To say a recommender technology only is applicable to a retail domain will not be true, as now days many manufacturers/OEM have their own e-commerce/content/brand sites and they are also now becoming internet and social savvy. For example a recommender system in below use cases will also give a personalized experience to the consumer.
· Content/Brand/service provider website for providing real time personalized targeting
· e-commerce website for providing personalized, social and related item recommendations
· Customer service, Call center solutions to give a personalized experience to the customer during a call, chat or an enquiry.

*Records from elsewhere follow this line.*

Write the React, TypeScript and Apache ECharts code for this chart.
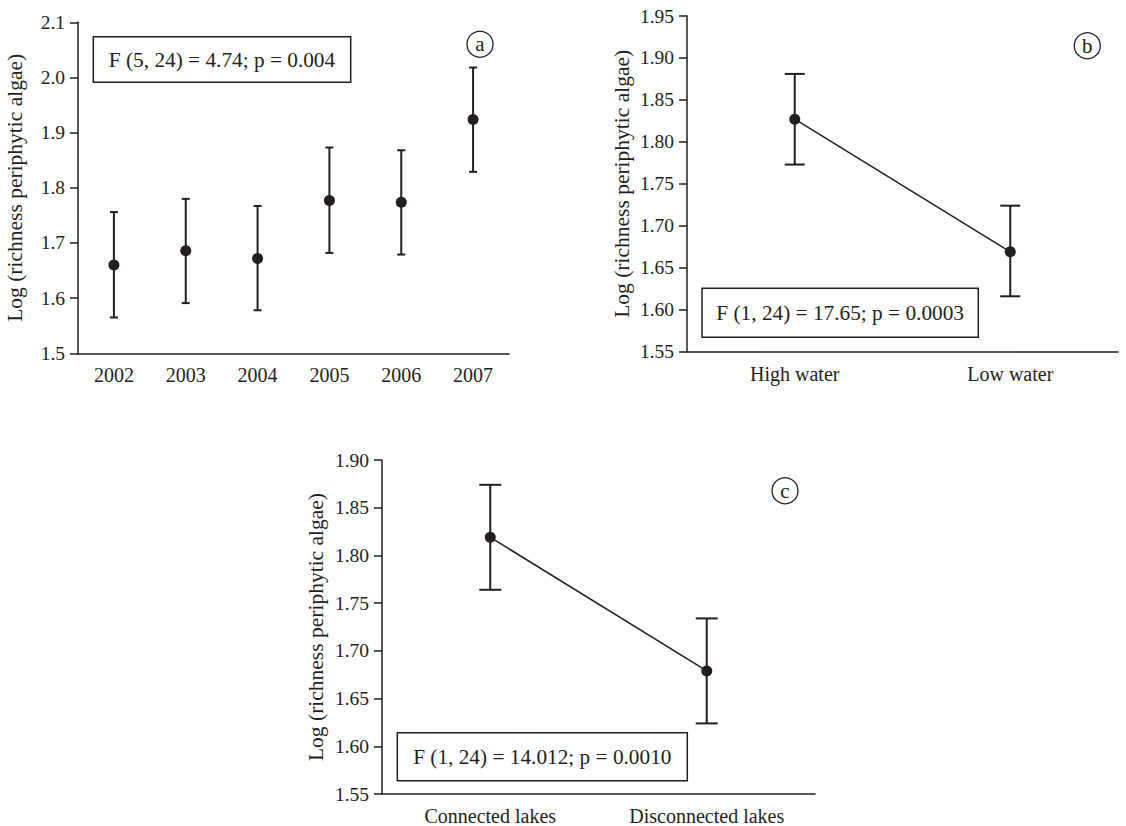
import React, { useEffect, useRef } from "react";
import * as echarts from "echarts";

const yearsA = ["2002", "2003", "2004", "2005", "2006", "2007"];
const meanA = [1.66, 1.686, 1.672, 1.777, 1.774, 1.924];
const lowA = [1.565, 1.591, 1.578, 1.682, 1.679, 1.829];
const highA = [1.756, 1.78, 1.767, 1.873, 1.868, 2.018];

const hydroB = ["High water", "Low water"];
const meanB = [1.827, 1.669];
const lowB = [1.773, 1.616];
const highB = [1.881, 1.724];

const connC = ["Connected lakes", "Disconnected lakes"];
const meanC = [1.819, 1.679];
const lowC = [1.764, 1.624];
const highC = [1.874, 1.734];

const statA = "F (5, 24) = 4.74; p = 0.004";
const statB = "F (1, 24) = 17.65; p = 0.0003";
const statC = "F (1, 24) = 14.012; p = 0.0010";
const yName = "Log (richness periphytic algae)";

const INK = "#231f20";
const FONT = "'Liberation Serif', 'Times New Roman', serif";

function errorBars(idx: number, cats: string[], lo: number[], hi: number[], cap: number) {
  return {
    type: "custom",
    xAxisIndex: idx,
    yAxisIndex: idx,
    z: 2,
    silent: true,
    encode: { x: 0, y: [1, 2] },
    data: cats.map((_, i) => [i, lo[i], hi[i]]),
    renderItem: (params: any, api: any) => {
      const x = api.value(0);
      const a = api.coord([x, api.value(1)]);
      const b = api.coord([x, api.value(2)]);
      const style = { stroke: INK, lineWidth: 2 };
      return {
        type: "group",
        children: [
          { type: "line", shape: { x1: a[0], y1: a[1], x2: b[0], y2: b[1] }, style },
          { type: "line", shape: { x1: b[0] - cap, y1: b[1], x2: b[0] + cap, y2: b[1] }, style },
          { type: "line", shape: { x1: a[0] - cap, y1: a[1], x2: a[0] + cap, y2: a[1] }, style },
        ],
      };
    },
  };
}

function xAx(idx: number, cats: string[]) {
  return {
    type: "category",
    gridIndex: idx,
    data: cats,
    boundaryGap: true,
    axisLine: { lineStyle: { color: INK, width: 1.5 } },
    axisTick: { alignWithLabel: true, length: 8, lineStyle: { color: INK, width: 1.5 } },
    axisLabel: { color: INK, fontSize: 20, fontFamily: FONT, margin: 12 },
    splitLine: { show: false },
  };
}

function yAx(idx: number, min: number, max: number, interval: number, dec: number, gap: number) {
  return {
    type: "value",
    gridIndex: idx,
    min,
    max,
    interval,
    name: yName,
    nameLocation: "middle",
    nameRotate: 90,
    nameGap: gap,
    nameTextStyle: { color: INK, fontSize: 21.5, fontFamily: FONT },
    axisLine: { show: true, lineStyle: { color: INK, width: 1.5 } },
    axisTick: { show: true, length: 8, lineStyle: { color: INK, width: 1.5 } },
    axisLabel: {
      color: INK,
      fontSize: 19.5,
      fontFamily: FONT,
      margin: 13,
      formatter: (v: number) => v.toFixed(dec),
    },
    splitLine: { show: false },
  };
}

function statBox(x: number, y: number, w: number, h: number, text: string) {
  return {
    type: "group",
    children: [
      { type: "rect", shape: { x, y, width: w, height: h }, style: { fill: "#fff", stroke: INK, lineWidth: 1.5 } },
      {
        type: "text",
        x: x + w / 2,
        y: y + h / 2,
        style: { text, fill: INK, fontSize: 21.3, fontFamily: FONT, align: "center", verticalAlign: "middle" },
      },
    ],
  };
}

function letter(cx: number, cy: number, t: string) {
  return {
    type: "group",
    children: [
      { type: "circle", shape: { cx, cy, r: 13 }, style: { fill: "#fff", stroke: INK, lineWidth: 1.3 } },
      {
        type: "text",
        x: cx,
        y: cy,
        style: { text: t, fill: INK, fontSize: 21, fontFamily: FONT, align: "center", verticalAlign: "middle" },
      },
    ],
  };
}

export default function App() {
  const ref = useRef<HTMLDivElement>(null);
  useEffect(() => {
    if (!ref.current) return;
    const chart = echarts.init(ref.current, undefined, { renderer: "svg" });
    const markerStyle = { color: INK, opacity: 1 };
    chart.setOption({
      animation: false,
      backgroundColor: "#fff",
      textStyle: { fontFamily: FONT },
      grid: [
        { left: 78, top: 22.3, width: 431, height: 331 },
        { left: 687, top: 16, width: 431, height: 335.7 },
        { left: 382, top: 460, width: 433, height: 335.7 },
      ],
      xAxis: [xAx(0, yearsA), xAx(1, hydroB), xAx(2, connC)],
      yAxis: [
        yAx(0, 1.5, 2.1, 0.1, 1, 52),
        yAx(1, 1.55, 1.95, 0.05, 2, 54),
        yAx(2, 1.55, 1.9, 0.05, 2, 55),
      ],
      series: [
        errorBars(0, yearsA, lowA, highA, 4),
        {
          type: "scatter",
          xAxisIndex: 0,
          yAxisIndex: 0,
          z: 3,
          symbol: "circle",
          symbolSize: 11,
          itemStyle: markerStyle,
          data: meanA,
        },
        errorBars(1, hydroB, lowB, highB, 10),
        {
          type: "line",
          xAxisIndex: 1,
          yAxisIndex: 1,
          z: 3,
          symbol: "circle",
          symbolSize: 11,
          showSymbol: true,
          itemStyle: markerStyle,
          lineStyle: { color: INK, width: 1.5 },
          data: meanB,
        },
        errorBars(2, connC, lowC, highC, 11),
        {
          type: "line",
          xAxisIndex: 2,
          yAxisIndex: 2,
          z: 3,
          symbol: "circle",
          symbolSize: 11,
          showSymbol: true,
          itemStyle: markerStyle,
          lineStyle: { color: INK, width: 1.5 },
          data: meanC,
        },
      ],
      graphic: [
        statBox(93.3, 36.7, 257.4, 45.6, statA),
        statBox(702, 288.3, 276.3, 49, statB),
        statBox(397.3, 732.7, 290, 48, statC),
        letter(480, 44.3, "a"),
        letter(1087.3, 45.7, "b"),
        letter(785, 490.7, "c"),
      ],
    });
    return () => chart.dispose();
  }, []);
  return (
    <div
      ref={ref}
      style={{ position: "fixed", left: 0, top: 0, width: 1126, height: 826, background: "#fff" }}
    />
  );
}
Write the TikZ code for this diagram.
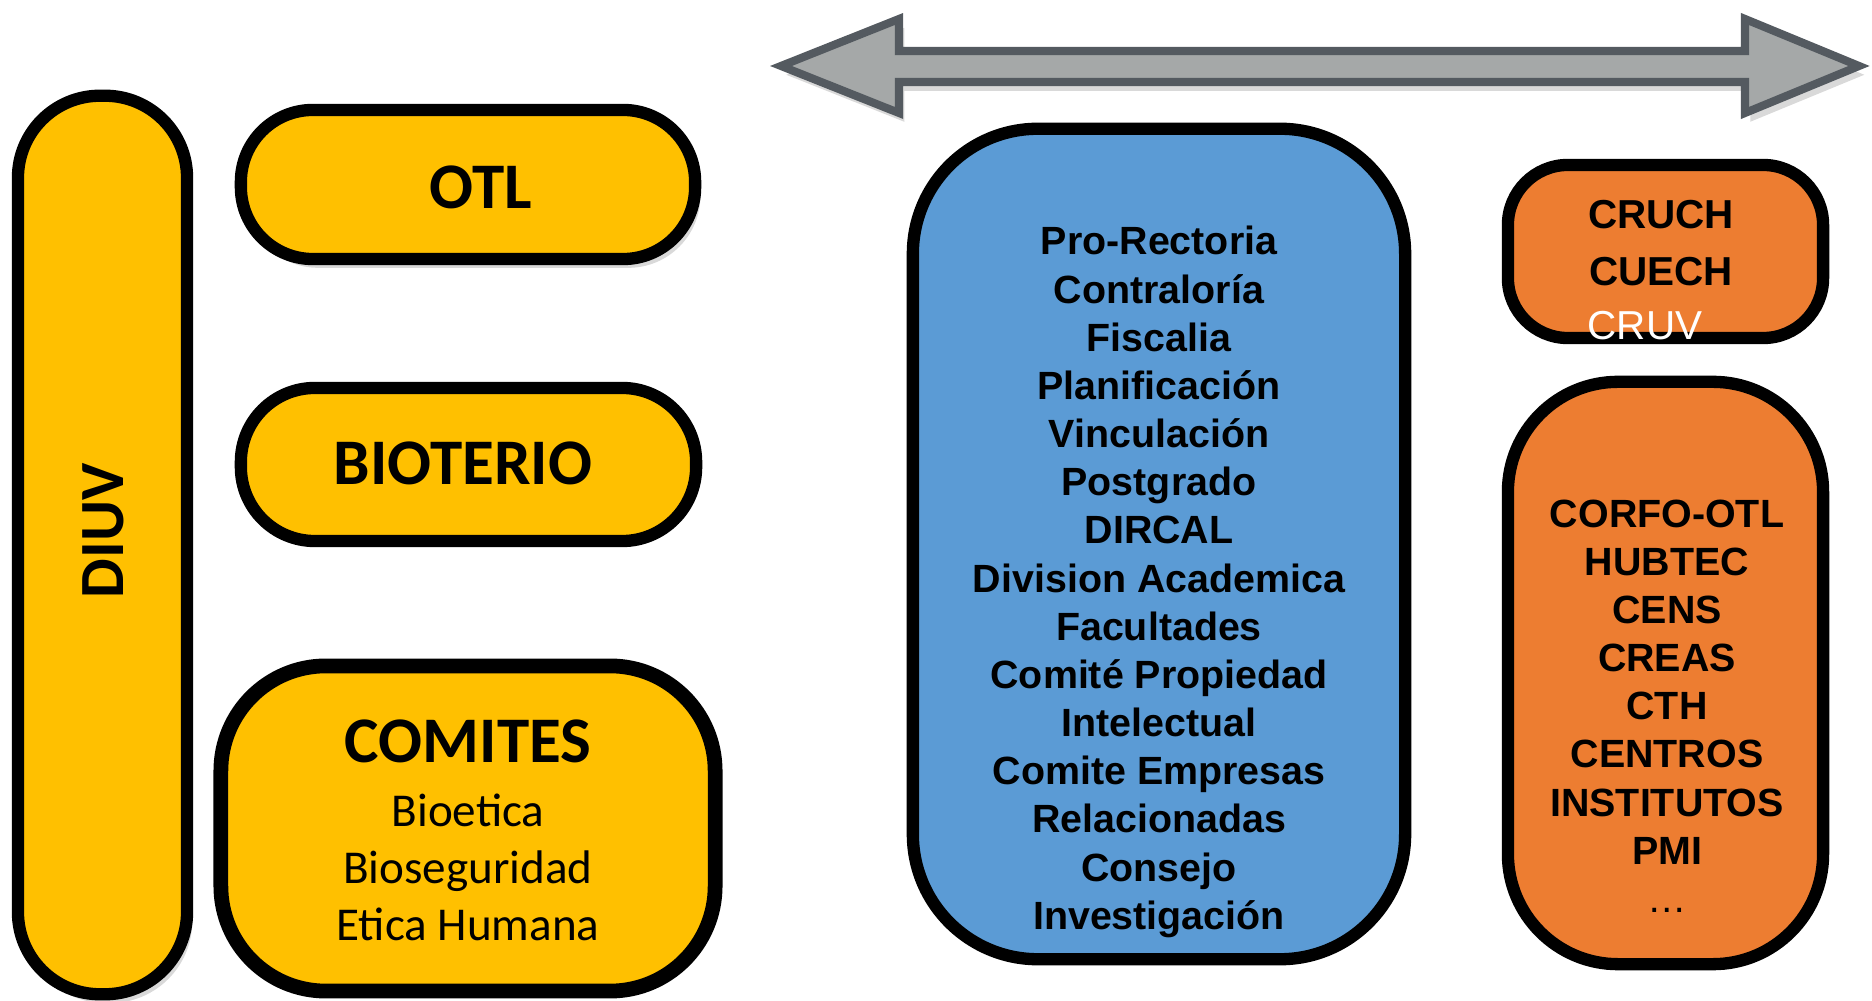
\documentclass[tikz,border=0pt]{standalone}
\usepackage{fontspec}
\setmainfont{Carlito}
\newfontfamily\arialfont{Liberation Sans}
\usetikzlibrary{shadows}

\definecolor{diuvyellow}{HTML}{FFC000}
\definecolor{rectblue}{HTML}{5B9BD5}
\definecolor{centroorange}{HTML}{ED7D31}
\definecolor{arrowgray}{HTML}{A5A8A8}
\definecolor{arrowedge}{HTML}{545A60}

\begin{document}
\begin{tikzpicture}[x=0.01cm,y=-0.01cm,every node/.style={outer sep=0pt},
 box/.style={draw,line width=3.5pt,inner sep=0pt},
 yellowbox/.style={box,fill=diuvyellow},
 bluebox/.style={box,fill=rectblue},
 orangebox/.style={box,fill=centroorange},
 soft/.style={drop shadow={shadow xshift=1.5pt,shadow yshift=-2.5pt,opacity=0.3}},
 bigtxt/.style={font=\fontsize{18.5}{22}\selectfont\bfseries},
 listtxt/.style={align=center,font=\arialfont\fontsize{11.2}{13.7}\selectfont\bfseries}]

\useasboundingbox (0,0) rectangle (1872,1001);

% double arrow on top
\draw[fill=arrowgray,draw=arrowedge,line width=2.3pt,soft] (781,66) -- (899,19) -- (899,51) -- (1745,51) -- (1745,19) -- (1859,66) -- (1745,113) -- (1745,82) -- (899,82) -- (899,113) -- cycle;

 \node[yellowbox,soft,minimum width=1.69cm,minimum height=8.98cm,rounded corners=0.82cm] (diuv) at (102.5,545) {};
 \node[font=\fontsize{17.9}{21}\selectfont\bfseries,rotate=90] (diuvtxt) at (103,531) {DIUV};

 \node[yellowbox,soft,minimum width=4.54cm,minimum height=1.49cm,rounded corners=0.72cm] (otl) at (468,184.5) {};
 \node[bigtxt] (otltxt) at (481,187) {OTL};

 \node[yellowbox,minimum width=4.55cm,minimum height=1.53cm,rounded corners=0.74cm] (bioterio) at (468.5,464.5) {};
 \node[bigtxt] (biotxt) at (463,463) {BIOTERIO};

 \node[yellowbox,line width=4.2pt,minimum width=4.94cm,minimum height=3.25cm,rounded corners=1.05cm] (comites) at (468,828.5) {};
 \node[bigtxt] (comtxt) at (468,741) {COMITES};
 \node[align=center,font=\fontsize{13.4}{16.2}\selectfont] (comlist) at (468,867) {Bioetica\\Bioseguridad\\Etica Humana};


 \node[bluebox,minimum width=4.92cm,minimum height=8.30cm,rounded corners=1.25cm] (rectoria) at (1159,544) {};
 \node[listtxt] (rectlist) at (1159,582) {Pro-Rectoria\\Contraloría\\Fiscalia\\Planificación\\Vinculación\\Postgrado\\DIRCAL\\Division Academica\\Facultades\\Comité Propiedad\\Intelectual\\Comite Empresas\\Relacionadas\\Consejo\\Investigación};


 \node[orangebox,minimum width=3.15cm,minimum height=1.73cm,rounded corners=0.6cm] (consejos) at (1665.5,251.5) {};
 \node[listtxt,font=\arialfont\fontsize{11.5}{16.2}\selectfont\bfseries] (cruch) at (1661,243.5) {CRUCH\\CUECH};
 \node[text=white,font=\arialfont\fontsize{11.5}{14}\selectfont] (cruv) at (1645,326) {CRUV};

 \node[orangebox,minimum width=3.15cm,minimum height=5.82cm,rounded corners=1.1cm] (centros) at (1665.5,673) {};
 \node[listtxt] (centrolist) at (1667,706) {CORFO-OTL\\HUBTEC\\CENS\\CREAS\\CTH\\CENTROS\\INSTITUTOS\\PMI\\\mdseries …};

\end{tikzpicture}
\end{document}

· Personalized experience in Knowledge Management solutions
· Campaigns (Web, Email, Mobile, Print)
· In store devices, Kiosks
· Improving Product configurators by means of a collaborative recommender system
· Social commerce
· Many more use cases where there is user-item association
In the near future, I see a recommender technology becoming a ubiquitous piece of multi-channel consumer experience. For example, the technology could leverage a location based component. "I might have a wireless communications device with GPS capability", and as I get near a store, I could get pinged with a message saying there's a sale there on a CD I might like." One burgeoning development is matching consumer tastes across different lines of businesses, such as using knowledge of customers' tastes in one area, like music, to sell them products in another area, like books. This will also depend on future business alliances and partnerships, along with advances in the technology.